Over the years, the company has taken risks to develop new products. Some attempts have worked well, others not as much, which was the case for the door and window market. Diversification is, however, part of what makes Maibec successful. Lumber, machine stress rated (MSR) lumber, studding, patio wood, siding wood (for other Maibec mills) and dimension lumber are among the 250 different products manufactured by the sawmill, according to section, length and quality grade parameters.
“In 10 or 20 years, we will no longer just be primary processors. With a reduced supply available, the future is in vertical or horizontal integration,” Tardif says. Sweden, he says, is experiencing the same phenomenon.

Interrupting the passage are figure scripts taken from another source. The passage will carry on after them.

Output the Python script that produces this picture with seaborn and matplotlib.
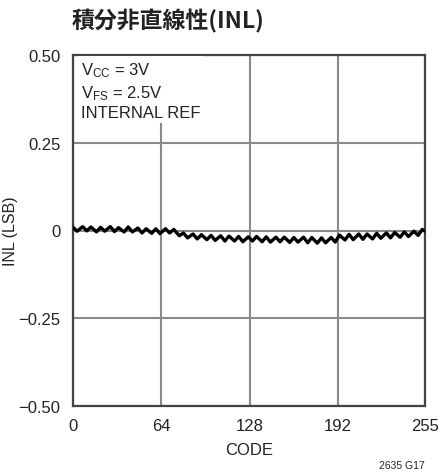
import matplotlib
matplotlib.use("Agg")
import matplotlib.pyplot as plt
import seaborn as sns
import pandas as pd

codes = [0, 3, 7, 10, 13, 17, 20, 23, 27, 30, 33, 37, 40, 43, 47, 50, 53, 57, 60, 63,
         67, 70, 73, 77, 80, 83, 87, 90, 93, 97, 100, 103, 107, 110, 113, 117, 120, 123,
         127, 130, 133, 137, 140, 143, 147, 150, 153, 157, 160, 163, 167, 170, 173, 177,
         180, 183, 187, 190, 193, 197, 200, 203, 207, 210, 213, 217, 220, 223, 227, 230,
         233, 237, 240, 243, 247, 250, 253, 255]
inl = [0.009, -0.002, 0.011, -0.001, 0.010, -0.004, 0.009, -0.002, 0.011, -0.003,
       0.008, -0.004, 0.010, -0.004, 0.007, -0.007, 0.005, -0.008, 0.005, -0.009,
       0.005, -0.007, 0.003, -0.015, -0.007, -0.021, -0.010, -0.024, -0.012, -0.026,
       -0.014, -0.028, -0.015, -0.030, -0.016, -0.030, -0.017, -0.032, -0.018, -0.030,
       -0.017, -0.032, -0.018, -0.033, -0.019, -0.032, -0.019, -0.034, -0.020, -0.033,
       -0.019, -0.035, -0.020, -0.036, -0.021, -0.035, -0.020, -0.033, -0.013, -0.027,
       -0.011, -0.026, -0.010, -0.025, -0.010, -0.024, -0.008, -0.022, -0.007, -0.021,
       -0.006, -0.019, -0.004, -0.017, -0.002, -0.014, 0.003, -0.002]

x_ticks = [0, 64, 128, 192, 255]
x_ticklabels = ["0", "64", "128", "192", "255"]
y_ticks = [-0.5, -0.25, 0, 0.25, 0.5]
y_ticklabels = ["\u22120.50", "\u22120.25", "0", "0.25", "0.50"]

title = "積分非直線性(INL)"
x_label = "CODE"
y_label = "INL (LSB)"
notes = ["V$_{CC}$ = 3V", "V$_{FS}$ = 2.5V", "INTERNAL REF"]
fig_id = "2635 G17"

sns.set_style("white")
plt.rcParams['font.family'] = ['Liberation Sans', 'Noto Sans CJK JP', 'DejaVu Sans']
plt.rcParams['mathtext.default'] = 'regular'

df = pd.DataFrame({"code": codes, "inl": inl})

fig = plt.figure(figsize=(4.39, 4.77), dpi=100)
ax = fig.add_axes([73/439, 1-407/477, (425-73)/439, (407-56)/477])

ax.set_xlim(0, 255)
ax.set_ylim(-0.5, 0.5)
ax.set_xticks(x_ticks)
ax.set_xticklabels(x_ticklabels)
ax.set_yticks(y_ticks)
ax.set_yticklabels(y_ticklabels)
ax.grid(True, color="#8a8a8a", linewidth=1.5, zorder=0)
ax.set_axisbelow(True)
ax.tick_params(axis="y", length=0, labelsize=12, colors="#222222", pad=9)
ax.tick_params(axis="x", length=0, labelsize=12, colors="#222222", pad=9)

sns.lineplot(data=df, x="code", y="inl", ax=ax, color="black", linewidth=2.4, zorder=3)

for s in ax.spines.values():
    s.set_color("#444444")
    s.set_linewidth(1.6)

ax.set_xlabel(x_label, fontsize=12, color="#222222", labelpad=6)
ax.set_ylabel(y_label, fontsize=11.5, color="#222222")
ax.yaxis.set_label_coords((18 - 73) / 352, 0.5)

ax.text(0.022, 0.985, "\n".join(notes), transform=ax.transAxes, va="top", ha="left",
        fontsize=12, color="#222222", linespacing=1.3,
        bbox=dict(facecolor="white", edgecolor="none", pad=2), zorder=4)

fig.text(72/439, 1-21/477, title, ha="left", va="center", fontsize=16.5, fontweight="bold",
         family=['Noto Sans CJK JP', 'DejaVu Sans'], color="#222222")
fig.text(425/439, 1-466/477, fig_id, ha="right", va="center", fontsize=7.5, color="#222222")

fig.savefig("out.png", dpi=100)
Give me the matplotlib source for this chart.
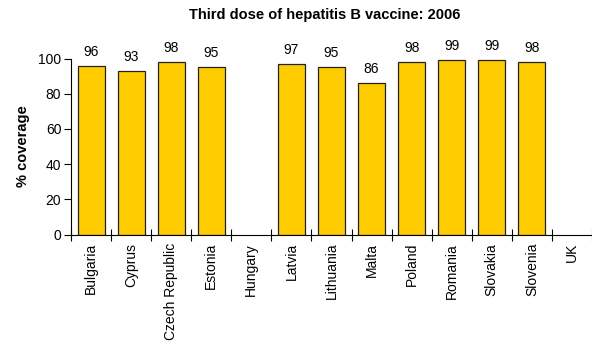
import numpy as np
import matplotlib.pyplot as plt

plt.rcParams["font.family"] = ["Liberation Sans", "DejaVu Sans"]

# Hepatitis B third dose coverage by country, 2006 (None = no data)
countries = ["Bulgaria", "Cyprus", "Czech Republic", "Estonia", "Hungary", "Latvia",
             "Lithuania", "Malta", "Poland", "Romania", "Slovakia", "Slovenia", "UK"]
coverage = [96, 93, 98, 95, None, 97, 95, 86, 98, 99, 99, 98, None]

fig = plt.figure(figsize=(5.92, 3.49), dpi=100)
ax = fig.add_axes([0.12, 0.328, 0.88, 0.504])

x = np.arange(len(countries))
for xi, val in zip(x, coverage):
    if val is None:
        continue
    ax.bar(xi, val, width=0.67, color="#FFCC00", edgecolor="#222222", linewidth=0.9, zorder=2)
    ax.text(xi, val + 4, str(val), ha="center", va="bottom", fontsize=10, clip_on=False)

ax.set_xlim(-0.5, len(countries) - 0.5)
ax.set_ylim(0, 100)
ax.set_yticks(np.arange(0, 101, 20))
ax.tick_params(axis="y", direction="out", length=5, width=0.8, labelsize=10, pad=2)

# category ticks sit on the boundaries between bars
ax.set_xticks(np.arange(-0.5, len(countries), 1.0))
ax.set_xticklabels([])
ax.tick_params(axis="x", direction="inout", length=9, width=0.8)
ax.set_xticks(x, minor=True)
ax.set_xticklabels(countries, minor=True, rotation=90, fontsize=10)
ax.tick_params(axis="x", which="minor", length=0, pad=6)

for side in ["top", "right"]:
    ax.spines[side].set_visible(False)
ax.spines["left"].set_linewidth(0.8)
ax.spines["bottom"].set_linewidth(0.8)

ax.set_ylabel("% coverage", fontsize=10.5, fontweight="bold", labelpad=6)
fig.text(0.549, 0.958, "Third dose of hepatitis B vaccine: 2006",
         ha="center", va="center", fontsize=10.5, fontweight="bold")

fig.savefig("out.png", dpi=100)
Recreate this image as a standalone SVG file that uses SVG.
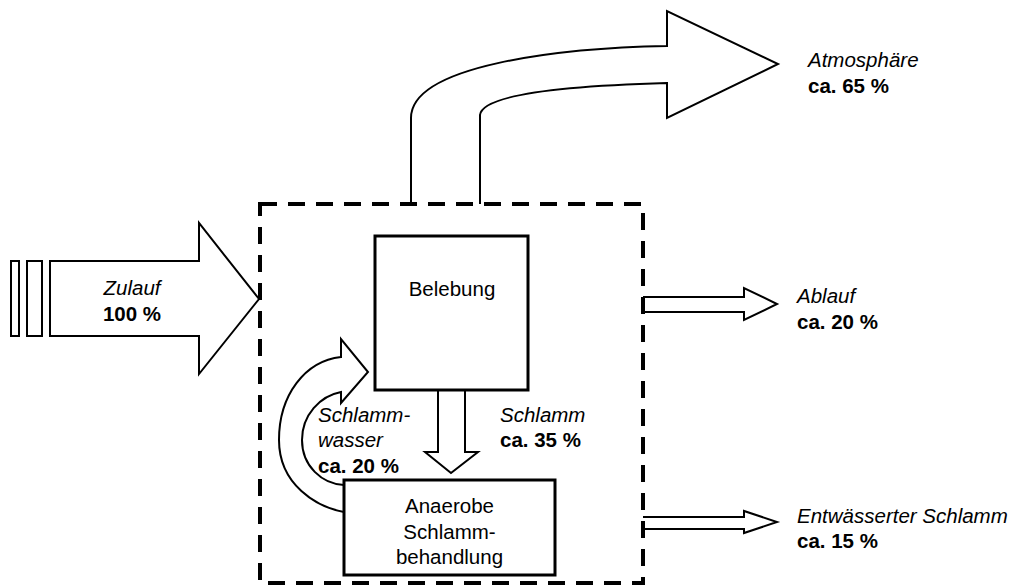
<svg xmlns="http://www.w3.org/2000/svg" width="1018" height="587" viewBox="0 0 1018 587">
  <style>
    .arrow { fill: #fff; stroke: #000; stroke-width: 2; stroke-linejoin: miter; }
    .box { fill: #fff; stroke: #000; stroke-width: 3; }
    .boundary { fill: none; stroke: #000; stroke-width: 4; stroke-dasharray: 17 11; }
    text { font-family: "Liberation Sans", Arial, sans-serif; font-size: 20.5px; fill: #000; }
    .it { font-style: italic; }
    .b { font-weight: bold; }
    .c { text-anchor: middle; }
  </style>
  <rect width="1018" height="587" fill="#fff"/>

  <!-- flows -->
  <g id="connectors">
    <!-- inflow arrow with stripes -->
    <rect class="arrow" x="11" y="261" width="8" height="75"/>
    <rect class="arrow" x="27" y="261" width="15" height="75"/>
    <path class="arrow" d="M50,261 H199 V223 L259,299 L199,374 V336 H50 Z"/>

    <!-- bent arrow to atmosphere -->
    <path class="arrow" d="M411,204 V118 C411,65 560,48 667,46 V11 L778,64 L667,118 V83 C560,86 482,95 480,115 V204"/>

    <!-- outflow -->
    <path class="arrow" d="M643,297 H744 V288 L777,304 L744,320 V312 H643"/>

    <!-- dewatered sludge -->
    <path class="arrow" d="M643,517 H744 V511 L777,522 L744,533 V529 H643"/>

    <!-- sludge down -->
    <path class="arrow" d="M438,390 V452 H425 L451,473 L478,452 H465 V390"/>

    <!-- sludge water return -->
    <path class="arrow" d="M344,512 C317,507 279,485 279,440 C279,395 305,361 341,357 V339 L368,372 L341,403 V392 C320,396 302,415 302,440 C302,466 322,484 344,485"/>
  </g>

  <!-- system boundary -->
  <rect class="boundary" x="260" y="204" width="383" height="379"/>

  <g id="belebung">
    <rect class="box" x="375" y="236" width="153" height="154"/>
    <text class="c" x="452" y="296">Belebung</text>
  </g>

  <g id="schlammbehandlung">
    <rect class="box" x="344" y="480" width="211" height="95"/>
    <text class="c" x="449.5" y="513">Anaerobe</text>
    <text class="c" x="449.5" y="539">Schlamm-</text>
    <text class="c" x="449.5" y="564">behandlung</text>
  </g>

  <g id="labels">
    <text class="it c" x="132" y="295">Zulauf</text>
    <text class="b c" x="132" y="321">100 %</text>

    <text class="it" x="808" y="67">Atmosphäre</text>
    <text class="b" x="808" y="93">ca. 65 %</text>

    <text class="it" x="797" y="303">Ablauf</text>
    <text class="b" x="797" y="329">ca. 20 %</text>

    <text class="it" x="797" y="523">Entwässerter Schlamm</text>
    <text class="b" x="797" y="548">ca. 15 %</text>

    <text class="it" x="318" y="422">Schlamm-</text>
    <text class="it" x="318" y="447">wasser</text>
    <text class="b" x="318" y="473">ca. 20 %</text>

    <text class="it" x="500" y="422">Schlamm</text>
    <text class="b" x="500" y="447">ca. 35 %</text>
  </g>
</svg>
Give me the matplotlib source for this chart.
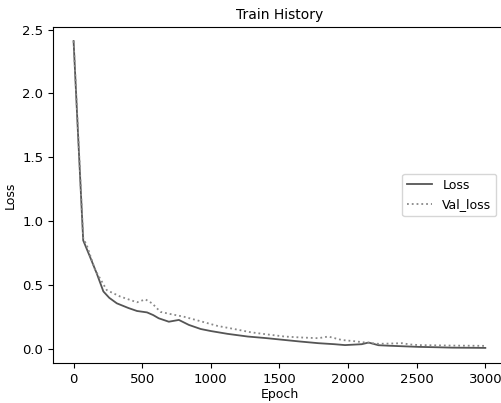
import matplotlib
matplotlib.use('Agg')
import matplotlib.pyplot as plt
import numpy as np

# values
loss_epoch = [0, 27, 70, 120, 169, 217, 260, 315, 400, 462, 535, 580, 620, 694, 767, 840, 926,
              1000, 1122, 1269, 1400, 1538, 1650, 1783, 1900, 1978, 2100, 2149, 2222, 2300,
              2394, 2516, 2650, 2760, 2900, 3000]
loss = [2.41, 1.80, 0.85, 0.72, 0.59, 0.45, 0.40, 0.357, 0.32, 0.297, 0.286, 0.265, 0.24, 0.213,
        0.227, 0.188, 0.156, 0.14, 0.118, 0.097, 0.085, 0.07, 0.058, 0.045, 0.037, 0.03, 0.037,
        0.05, 0.029, 0.025, 0.021, 0.016, 0.013, 0.01, 0.009, 0.008]

val_epoch = [0, 27, 70, 100, 156, 242, 340, 462, 523, 572, 633, 706, 804, 914, 1049, 1150, 1293,
             1400, 1538, 1650, 1783, 1856, 1954, 2050, 2125, 2222, 2300, 2394, 2450, 2516,
             2650, 2760, 2900, 3000]
val_loss = [2.41, 1.82, 0.87, 0.80, 0.62, 0.46, 0.41, 0.365, 0.388, 0.357, 0.29, 0.273, 0.252,
            0.22, 0.18, 0.16, 0.13, 0.115, 0.097, 0.09, 0.084, 0.097, 0.07, 0.06, 0.05, 0.04,
            0.042, 0.045, 0.035, 0.03, 0.028, 0.026, 0.025, 0.024]

fig = plt.figure(figsize=(5.01, 4.03), dpi=100)
# the reference is cropped: the right spine falls just outside the picture
ax = fig.add_axes([0.1058, 0.0993, 0.904, 0.8337])

ax.plot(loss_epoch, loss, color='#555555', lw=1.3, label='Loss')
ax.plot(val_epoch, val_loss, color='#888888', lw=1.3, ls=':', label='Val_loss')

ax.set_xlim(-150, 3150)
ax.set_ylim(-0.11, 2.52)
ax.set_xticks([0, 500, 1000, 1500, 2000, 2500, 3000])
ax.set_yticks([0.0, 0.5, 1.0, 1.5, 2.0, 2.5])
ax.set_title('Train History', fontsize=10)
ax.set_xlabel('Epoch', fontsize=9, labelpad=2)
ax.set_ylabel('Loss', fontsize=9, labelpad=4)
ax.tick_params(labelsize=9.5)
ax.legend(loc='center right', bbox_to_anchor=(0.993, 0.5), fontsize=9)

fig.savefig('out.png', dpi=100)
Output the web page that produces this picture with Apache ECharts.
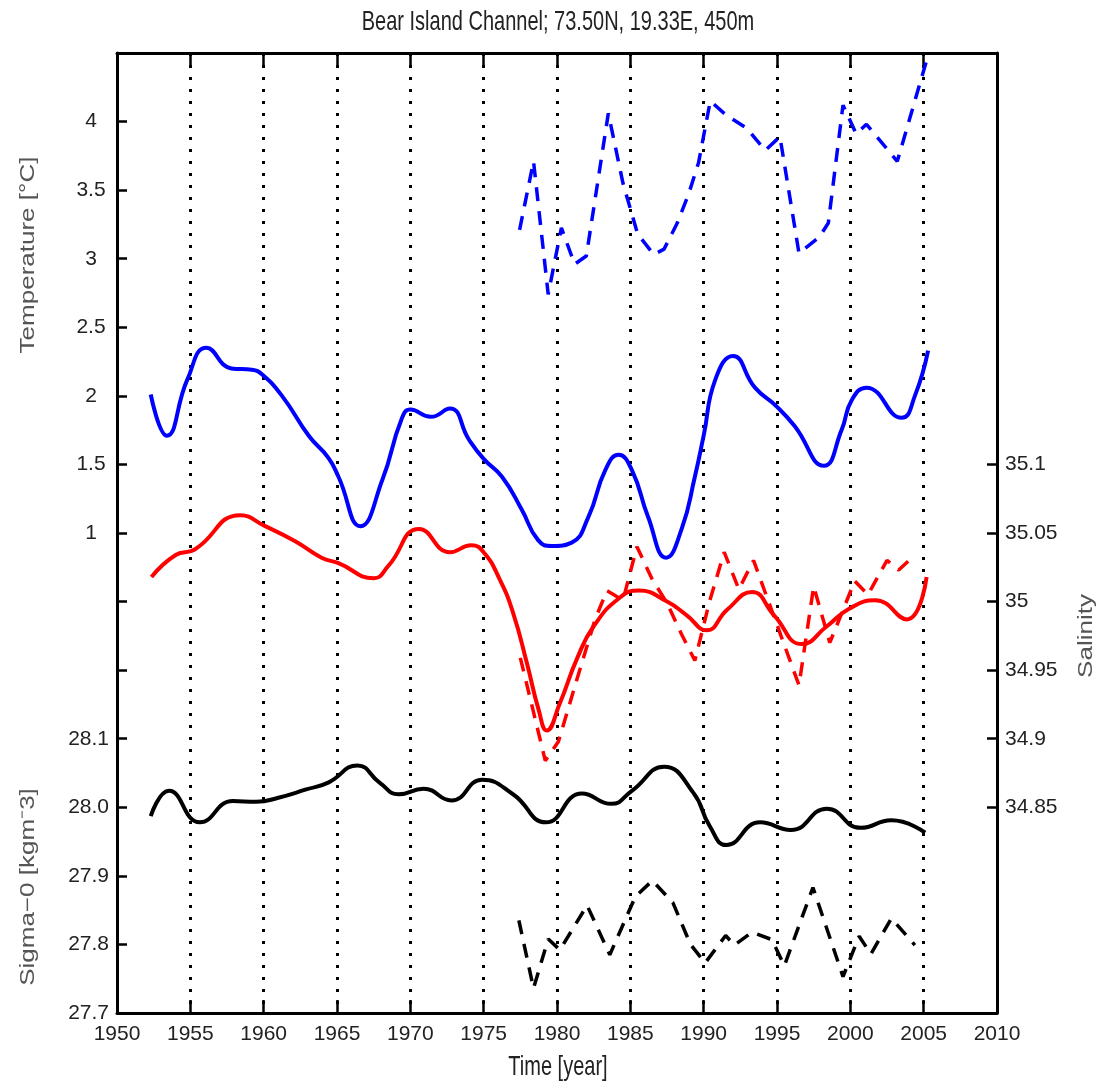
<!DOCTYPE html>
<html><head><meta charset="utf-8">
<script src="https://cdn.jsdelivr.net/npm/echarts@6/dist/echarts.min.js"></script>
<style>html,body{margin:0;padding:0;background:#fff}#c{width:1096px;height:1085px}</style>
</head><body><div id="c"></div>
<script>
// ---- tick labels ----
const tempTickLabels = [1, 1.5, 2, 2.5, 3, 3.5, 4];
const sigmaTickLabels = [27.7, 27.8, 27.9, 28.0, 28.1];
const salTickLabels = [34.85, 34.9, 34.95, 35, 35.05, 35.1];

// ---- temperature, smoothed (solid blue) ----
const tempSmoothYears = [1952.3,1953.4,1954.8,1956.1,1957.8,1959.2,1959.9,1961.25,1963.1,1964.4,1965.1,1966.6,1968.1,1969.4,1970.0,1971.4,1972.7,1974.0,1975.0,1976.25,1977.6,1978.7,1979.65,1981.0,1982.15,1983.3,1984.2,1985.1,1986.2,1987.45,1988.5,1989.4,1990.0,1990.8,1992.0,1993.5,1995.0,1996.2,1998.2,1999.4,2000.1,2001.1,2003.5,2004.4,2005.3];
const tempSmooth = [2.01,1.71,2.12,2.35,2.20,2.19,2.155,2.0,1.705,1.55,1.41,1.05,1.39,1.83,1.90,1.847,1.907,1.68,1.54,1.41,1.17,0.95,0.905,0.93,1.12,1.46,1.57,1.46,1.12,0.82,1.03,1.41,1.71,2.12,2.29,2.06,1.92,1.78,1.49,1.75,1.97,2.06,1.84,2.0,2.33];

// ---- temperature, annual (dashed blue) ----
const tempAnnualYears = [1977.45,1978.4,1979.4,1980.3,1981.2,1982.0,1983.5,1984.5,1985.5,1986.6,1987.3,1988.2,1989.0,1989.65,1990.45,1991.5,1992.95,1994.2,1995.2,1996.5,1997.9,1998.5,1999.5,2000.4,2001.1,2003.2,2005.35];
const tempAnnual = [3.21,3.71,2.74,3.225,2.96,3.02,4.06,3.55,3.18,3.03,3.07,3.26,3.48,3.70,4.15,4.05,3.95,3.79,3.89,3.04,3.16,3.26,4.12,3.91,3.98,3.71,4.5];

// ---- salinity, smoothed (solid red) ----
const salSmoothYears = [1952.35,1954.0,1955.3,1958.4,1960.1,1962.15,1963.95,1965.1,1967.5,1968.5,1970.6,1972.7,1974.15,1975.0,1976.1,1977.0,1977.95,1978.75,1979.3,1980.2,1981.35,1982.5,1984.3,1985.6,1987.5,1988.85,1990.2,1991.6,1993.3,1994.8,1996.7,1998.4,1999.95,2001.7,2003.85,2005.2];
const salSmooth = [35.018,35.034,35.038,35.063,35.055,35.044,35.032,35.028,35.017,35.026,35.053,35.036,35.041,35.036,35.016,34.992,34.955,34.921,34.906,34.926,34.958,34.982,35.003,35.008,35.0,34.99,34.979,34.994,35.007,34.99,34.969,34.982,34.995,35.001,34.987,35.018];

// ---- salinity, annual (dashed red) ----
const salAnnualYears = [1977.5,1979.2,1980.1,1981.35,1982.6,1983.4,1984.5,1985.45,1986.5,1987.5,1988.5,1989.4,1990.4,1991.4,1992.4,1993.4,1996.5,1997.5,1998.6,2000.3,2001.2,2002.5,2003.3,2004.1];
const salAnnual = [34.959,34.884,34.898,34.943,34.987,35.008,35.001,35.04,35.016,34.999,34.976,34.957,35.0,35.036,35.009,35.03,34.939,35.011,34.97,35.015,35.005,35.03,35.023,35.031];

// ---- sigma-0, smoothed (solid black) ----
const sigSmoothYears = [1952.3,1953.55,1955.65,1957.9,1959.5,1961.0,1962.9,1964.4,1966.4,1967.9,1969.2,1970.9,1972.8,1974.9,1977.0,1979.25,1981.7,1983.7,1985.1,1987.3,1989.3,1990.4,1991.55,1993.85,1995.95,1998.4,2000.7,2002.8,2005.1];
const sigSmooth = [27.987,28.024,27.978,28.009,28.008,28.014,28.026,28.036,28.061,28.036,28.019,28.027,28.01,28.04,28.019,27.978,28.02,28.005,28.024,28.059,28.021,27.973,27.945,27.978,27.967,27.998,27.970,27.981,27.963];

// ---- sigma-0, annual (dashed black) ----
const sigAnnualYears = [1977.4,1978.4,1979.4,1980.2,1982.05,1983.6,1985.35,1986.5,1987.9,1989.1,1990.1,1991.5,1992.1,1993.3,1994.65,1995.5,1997.45,1999.5,2000.6,2001.4,2002.8,2004.4];
const sigAnnual = [27.835,27.736,27.808,27.792,27.857,27.785,27.870,27.893,27.861,27.800,27.773,27.813,27.799,27.818,27.807,27.769,27.883,27.753,27.812,27.786,27.838,27.799];

const zip = (xs, ys) => xs.map((x, i) => [x, ys[i]]);

const FONT = '"Liberation Sans", Arial, sans-serif';
const LBL = {fontSize: 21, fontFamily: FONT, color: '#222'};
const AXLINE = {show: true, onZero: false, lineStyle: {color: '#000', width: 3}};

const chart = echarts.init(document.getElementById('c'), null, {renderer: 'canvas'});
chart.setOption({
  animation: false,
  backgroundColor: '#fff',
  grid: {left: 117, right: 99, top: 53, bottom: 72, containLabel: false},
  xAxis: [
    {type: 'value', position: 'bottom', min: 1950, max: 2010, interval: 5,
     axisLine: AXLINE,
     axisTick: {inside: true, length: 13, lineStyle: {color: '#000', width: 2.5}},
     axisLabel: Object.assign({margin: 11, formatter: v => String(v)}, LBL),
     splitLine: {show: true, lineStyle: {color: '#000', width: 3, type: [3, 9]}}},
    {type: 'value', position: 'top', min: 1950, max: 2010, interval: 5,
     axisLine: AXLINE,
     axisTick: {inside: true, length: 13, lineStyle: {color: '#000', width: 2.5}},
     axisLabel: {show: false}, splitLine: {show: false}}
  ],
  yAxis: [
    {type: 'value', position: 'left', min: -2.5, max: 4.5, interval: 0.5,
     axisLine: AXLINE,
     axisTick: {inside: true, length: 10, lineStyle: {color: '#000', width: 2.5}},
     axisLabel: Object.assign({customValues: tempTickLabels, margin: 26, align: 'center'}, LBL),
     splitLine: {show: false}},
    {type: 'value', position: 'left', min: 27.7, max: 29.1, interval: 0.1,
     axisLine: {show: false, onZero: false}, axisTick: {show: false},
     axisLabel: Object.assign({customValues: sigmaTickLabels, margin: 8,
       formatter: v => v.toFixed(1)}, LBL),
     splitLine: {show: false}},
    {type: 'value', position: 'right', min: 34.7, max: 35.4, interval: 0.05,
     axisLine: AXLINE,
     axisTick: {inside: true, length: 10, customValues: salTickLabels, lineStyle: {color: '#000', width: 2.5}},
     axisLabel: Object.assign({customValues: salTickLabels, margin: 8}, LBL),
     splitLine: {show: false}}
  ],
  graphic: [
    {type: 'text', x: 558, y: 23, scaleY: 1.35, style: {text: 'Bear Island Channel; 73.50N, 19.33E, 450m', fontSize: 20, fontFamily: FONT, fill: '#222', align: 'center', verticalAlign: 'middle'}},
    {type: 'text', x: 28, y: 255, rotation: Math.PI / 2, scaleX: 1.3, style: {text: 'Temperature [°C]', fontSize: 20, fontFamily: FONT, fill: '#555', align: 'center', verticalAlign: 'middle'}},
    {type: 'text', x: 28, y: 887, rotation: Math.PI / 2, scaleX: 1.3, style: {text: 'Sigma\u22120 [kgm\u207B3]', fontSize: 20, fontFamily: FONT, fill: '#555', align: 'center', verticalAlign: 'middle'}},
    {type: 'text', x: 1086, y: 636, rotation: Math.PI / 2, scaleX: 1.3, style: {text: 'Salinity', fontSize: 20, fontFamily: FONT, fill: '#555', align: 'center', verticalAlign: 'middle'}},
    {type: 'text', x: 558, y: 1068, scaleY: 1.35, style: {text: 'Time [year]', fontSize: 20, fontFamily: FONT, fill: '#222', align: 'center', verticalAlign: 'middle'}}
  ],
  series: [
    {name: 'T smooth', type: 'line', xAxisIndex: 0, yAxisIndex: 0, data: zip(tempSmoothYears, tempSmooth),
     smooth: 0.5, showSymbol: false, symbol: 'none', lineStyle: {color: '#0000ff', width: 4}},
    {name: 'T annual', type: 'line', xAxisIndex: 0, yAxisIndex: 0, data: zip(tempAnnualYears, tempAnnual),
     showSymbol: false, symbol: 'none', lineStyle: {color: '#0000ff', width: 3.5, type: [14, 10]}},
    {name: 'S smooth', type: 'line', xAxisIndex: 0, yAxisIndex: 2, data: zip(salSmoothYears, salSmooth),
     smooth: 0.5, showSymbol: false, symbol: 'none', lineStyle: {color: '#ff0000', width: 4}},
    {name: 'S annual', type: 'line', xAxisIndex: 0, yAxisIndex: 2, data: zip(salAnnualYears, salAnnual),
     showSymbol: false, symbol: 'none', lineStyle: {color: '#ff0000', width: 3.5, type: [14, 10]}},
    {name: 'Sigma smooth', type: 'line', xAxisIndex: 0, yAxisIndex: 1, data: zip(sigSmoothYears, sigSmooth),
     smooth: 0.5, showSymbol: false, symbol: 'none', lineStyle: {color: '#000', width: 4}},
    {name: 'Sigma annual', type: 'line', xAxisIndex: 0, yAxisIndex: 1, data: zip(sigAnnualYears, sigAnnual),
     showSymbol: false, symbol: 'none', lineStyle: {color: '#000', width: 3.5, type: [14, 10]}}
  ]
});
</script></body></html>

At Maibec, the Saint-Pamphile mill is already the leading supplier of siding for the other mills within the group. The company is also looking at other ideas, but is focusing first on its customer base, Tardif says.
The acquisition of the Masardis lumber mill in Maine, some 80 kilometres away from Saint-Pamphile, will ensure a better wood supply for siding. This acquisition is all the more important today with the softwood lumber dispute yet again at the door.
With facilities on both sides of the border and an ultramodern, industry 4.0 lumber mill, Maibec is braced for the storm. “With all our investments, we are now among the top five mills in eastern North America,” Pelletier says.
Maibec’s 70-year history
The story behind Maibec goes back to over 70 years ago when the Lagueux brothers started a pulpwood brokerage company. In the 1950s, the brothers purchased their first mill in Saint-Pamphile and continued to acquire woodlands.
In 1969, the company became Maibec, a contraction of Maine and Quebec, to reflect the locations of the company’s wood supply areas. The same year, Maibec opened its first shingle mill in Saint-Pamphile.
Today, Maibec is the second-largest producer of cedar shingles in North America and a leading Canadian producer of wood siding. The company has three wood siding mills in operation (two in Saint-Pamphile and one in Balmoral, N.B.). Maibec also owns two lumber mills, one in Saint-Pamphile and one in Masardis, Maine, with a total workforce of 850.